Akava consists of 34 affiliated unions, totalling 550,000 rank and file members. Membership has more than doubled in last two decades.

Several union leaders put themselves forward as candidates for Akava's number one post. Fjäder received a narrow but clear majority of the votes in the first round of voting. Akava's largest affiliate, the Trade Union of Education in Finland OAJ, put their weight behind Fjäder. The decisive factor in his election may have been Fjäder's reputation as a skilled negotiator and lobbyist with extensive contacts to political parties and other important stakeholders.

In his first speech as Akava's new President he promised to work for a more influential Akava in the future.

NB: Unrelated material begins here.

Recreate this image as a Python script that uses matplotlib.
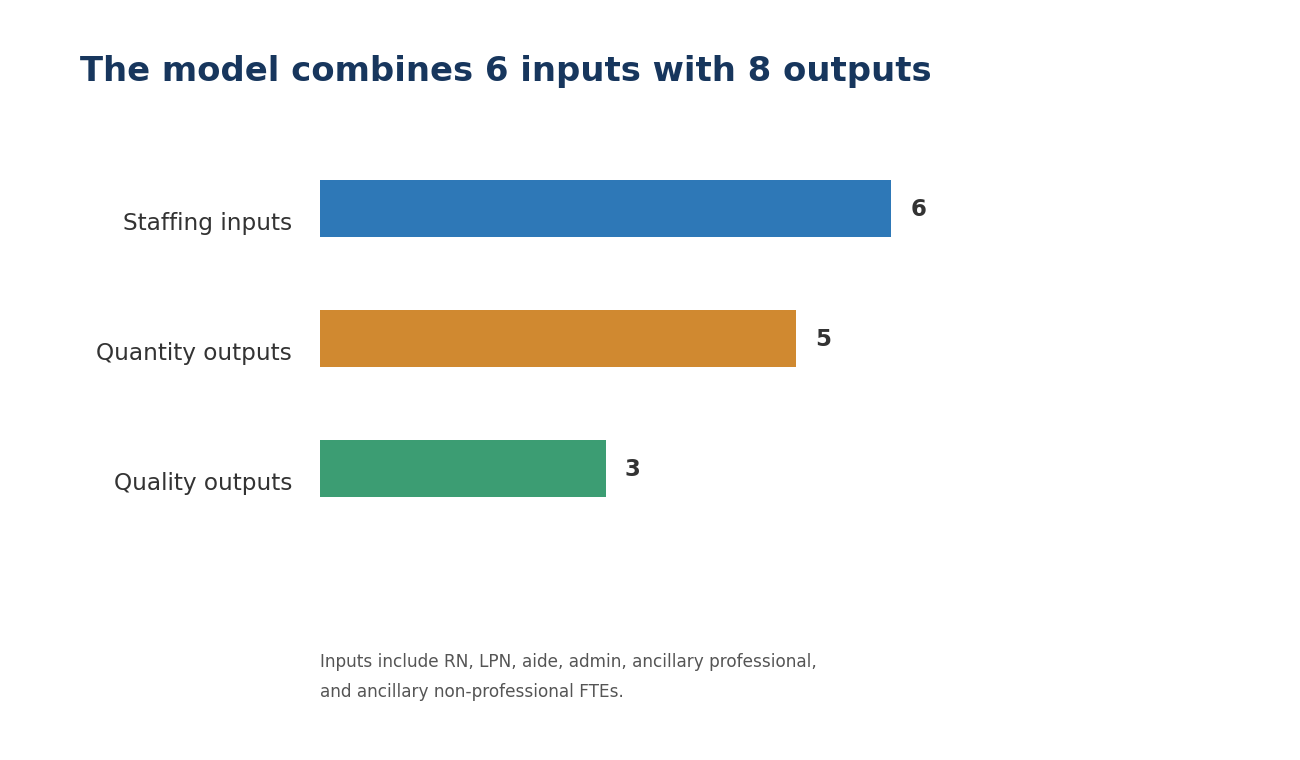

He is confident that the number of Akava unions' rank and file members can be increased.  At the moment the organizing rate i.e. membership for this sector, is about 70 per cent.

Fjäder wants to ensure Akava remains an independent union confederation and has rejected the merger talks proposal from the union confederation SAK, which has 1.1 million rank and file members in its affiliated unions. 

When asked, what is his message to the present negotiations on the next Government and its program would be, Fjäder mentioned three goals: economic growth, less spending cuts and clear measures to tackle the black or grey economy. If spending cuts cannot be avoided then we must do everything possible to ensure education and youth training schemes are safeguarded as young people represent the future, he says.